■ STATED PROBLEM
Set down the whole listing verbatim.

— start —

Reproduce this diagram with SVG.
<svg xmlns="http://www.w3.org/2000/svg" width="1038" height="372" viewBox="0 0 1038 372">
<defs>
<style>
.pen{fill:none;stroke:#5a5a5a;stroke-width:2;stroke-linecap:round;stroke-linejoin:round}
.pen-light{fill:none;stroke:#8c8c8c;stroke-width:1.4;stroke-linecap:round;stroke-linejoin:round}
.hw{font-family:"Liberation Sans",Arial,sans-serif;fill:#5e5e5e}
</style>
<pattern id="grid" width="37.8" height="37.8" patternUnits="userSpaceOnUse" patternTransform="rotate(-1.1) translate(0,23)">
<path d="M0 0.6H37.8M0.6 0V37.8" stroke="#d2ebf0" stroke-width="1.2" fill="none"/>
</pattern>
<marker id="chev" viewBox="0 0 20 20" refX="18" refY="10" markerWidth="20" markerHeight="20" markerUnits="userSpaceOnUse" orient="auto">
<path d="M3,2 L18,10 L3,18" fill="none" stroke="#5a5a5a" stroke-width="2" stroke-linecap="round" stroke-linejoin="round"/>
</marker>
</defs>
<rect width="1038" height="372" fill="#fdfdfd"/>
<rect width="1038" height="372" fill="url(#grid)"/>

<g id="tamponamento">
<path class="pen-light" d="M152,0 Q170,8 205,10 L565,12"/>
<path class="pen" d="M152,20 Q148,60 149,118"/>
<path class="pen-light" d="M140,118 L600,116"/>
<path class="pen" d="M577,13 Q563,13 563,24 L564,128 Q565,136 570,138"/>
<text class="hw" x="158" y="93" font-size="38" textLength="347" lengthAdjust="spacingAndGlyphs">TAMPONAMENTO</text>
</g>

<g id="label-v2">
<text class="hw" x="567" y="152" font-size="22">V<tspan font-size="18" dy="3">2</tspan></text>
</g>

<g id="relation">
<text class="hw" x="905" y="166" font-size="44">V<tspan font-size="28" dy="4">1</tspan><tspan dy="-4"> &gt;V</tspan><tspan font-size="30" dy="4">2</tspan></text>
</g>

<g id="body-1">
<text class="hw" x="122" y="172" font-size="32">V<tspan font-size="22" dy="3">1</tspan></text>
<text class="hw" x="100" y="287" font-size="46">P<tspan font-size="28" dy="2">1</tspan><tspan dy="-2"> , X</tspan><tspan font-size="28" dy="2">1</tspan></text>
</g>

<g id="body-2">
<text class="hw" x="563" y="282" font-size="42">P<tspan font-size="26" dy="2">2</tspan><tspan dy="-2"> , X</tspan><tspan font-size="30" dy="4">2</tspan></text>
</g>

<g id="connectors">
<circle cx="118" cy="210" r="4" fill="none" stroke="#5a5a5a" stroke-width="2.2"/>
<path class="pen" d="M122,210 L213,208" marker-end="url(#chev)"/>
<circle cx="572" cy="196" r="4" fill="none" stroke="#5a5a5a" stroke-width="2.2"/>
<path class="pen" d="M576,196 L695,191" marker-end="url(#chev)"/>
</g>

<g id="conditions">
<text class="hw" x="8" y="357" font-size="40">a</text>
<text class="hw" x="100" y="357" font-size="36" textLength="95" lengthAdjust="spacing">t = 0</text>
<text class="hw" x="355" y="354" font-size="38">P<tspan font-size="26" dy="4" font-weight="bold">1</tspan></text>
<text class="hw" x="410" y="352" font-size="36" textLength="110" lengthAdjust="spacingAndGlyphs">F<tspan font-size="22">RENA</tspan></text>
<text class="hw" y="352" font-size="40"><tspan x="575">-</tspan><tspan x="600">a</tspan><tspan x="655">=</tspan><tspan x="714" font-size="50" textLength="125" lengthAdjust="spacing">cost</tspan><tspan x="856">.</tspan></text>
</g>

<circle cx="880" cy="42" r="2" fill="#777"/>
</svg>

— end —

■ FULL SOLUTION
Reproduce this diagram with SVG.
<svg xmlns="http://www.w3.org/2000/svg" width="1038" height="372" viewBox="0 0 1038 372">
<defs>
<style>
.pen{fill:none;stroke:#5a5a5a;stroke-width:2;stroke-linecap:round;stroke-linejoin:round}
.pen-light{fill:none;stroke:#8c8c8c;stroke-width:1.4;stroke-linecap:round;stroke-linejoin:round}
.hw{font-family:"Liberation Sans",Arial,sans-serif;fill:#5e5e5e}
</style>
<pattern id="grid" width="37.8" height="37.8" patternUnits="userSpaceOnUse" patternTransform="rotate(-1.1) translate(0,23)">
<path d="M0 0.6H37.8M0.6 0V37.8" stroke="#d2ebf0" stroke-width="1.2" fill="none"/>
</pattern>
<marker id="chev" viewBox="0 0 20 20" refX="18" refY="10" markerWidth="20" markerHeight="20" markerUnits="userSpaceOnUse" orient="auto">
<path d="M3,2 L18,10 L3,18" fill="none" stroke="#5a5a5a" stroke-width="2" stroke-linecap="round" stroke-linejoin="round"/>
</marker>
</defs>
<rect width="1038" height="372" fill="#fdfdfd"/>
<rect width="1038" height="372" fill="url(#grid)"/>

<g id="tamponamento">
<path class="pen-light" d="M152,0 Q170,8 205,10 L565,12"/>
<path class="pen" d="M152,20 Q148,60 149,118"/>
<path class="pen-light" d="M140,118 L600,116"/>
<path class="pen" d="M577,13 Q563,13 563,24 L564,128 Q565,136 570,138"/>
<text class="hw" x="158" y="93" font-size="38" textLength="347" lengthAdjust="spacingAndGlyphs">TAMPONAMENTO</text>
</g>

<g id="label-v2">
<text class="hw" x="567" y="152" font-size="22">V<tspan font-size="18" dy="3">2</tspan></text>
</g>

<g id="relation">
<text class="hw" x="905" y="166" font-size="44">V<tspan font-size="28" dy="4">1</tspan><tspan dy="-4"> &gt;V</tspan><tspan font-size="30" dy="4">2</tspan></text>
</g>

<g id="body-1">
<text class="hw" x="122" y="172" font-size="32">V<tspan font-size="22" dy="3">1</tspan></text>
<text class="hw" x="100" y="287" font-size="46">P<tspan font-size="28" dy="2">1</tspan><tspan dy="-2"> , X</tspan><tspan font-size="28" dy="2">1</tspan></text>
</g>

<g id="body-2">
<text class="hw" x="563" y="282" font-size="42">P<tspan font-size="26" dy="2">2</tspan><tspan dy="-2"> , X</tspan><tspan font-size="30" dy="4">2</tspan></text>
</g>

<g id="connectors">
<circle cx="118" cy="210" r="4" fill="none" stroke="#5a5a5a" stroke-width="2.2"/>
<path class="pen" d="M122,210 L213,208" marker-end="url(#chev)"/>
<circle cx="572" cy="196" r="4" fill="none" stroke="#5a5a5a" stroke-width="2.2"/>
<path class="pen" d="M576,196 L695,191" marker-end="url(#chev)"/>
</g>

<g id="conditions">
<text class="hw" x="8" y="357" font-size="40">a</text>
<text class="hw" x="100" y="357" font-size="36" textLength="95" lengthAdjust="spacing">t = 0</text>
<text class="hw" x="355" y="354" font-size="38">P<tspan font-size="26" dy="4" font-weight="bold">1</tspan></text>
<text class="hw" x="410" y="352" font-size="36" textLength="110" lengthAdjust="spacingAndGlyphs">F<tspan font-size="22">RENA</tspan></text>
<text class="hw" y="352" font-size="40"><tspan x="575">-</tspan><tspan x="600">a</tspan><tspan x="655">=</tspan><tspan x="714" font-size="50" textLength="125" lengthAdjust="spacing">cost</tspan><tspan x="856">.</tspan></text>
</g>

<circle cx="880" cy="42" r="2" fill="#777"/>
</svg>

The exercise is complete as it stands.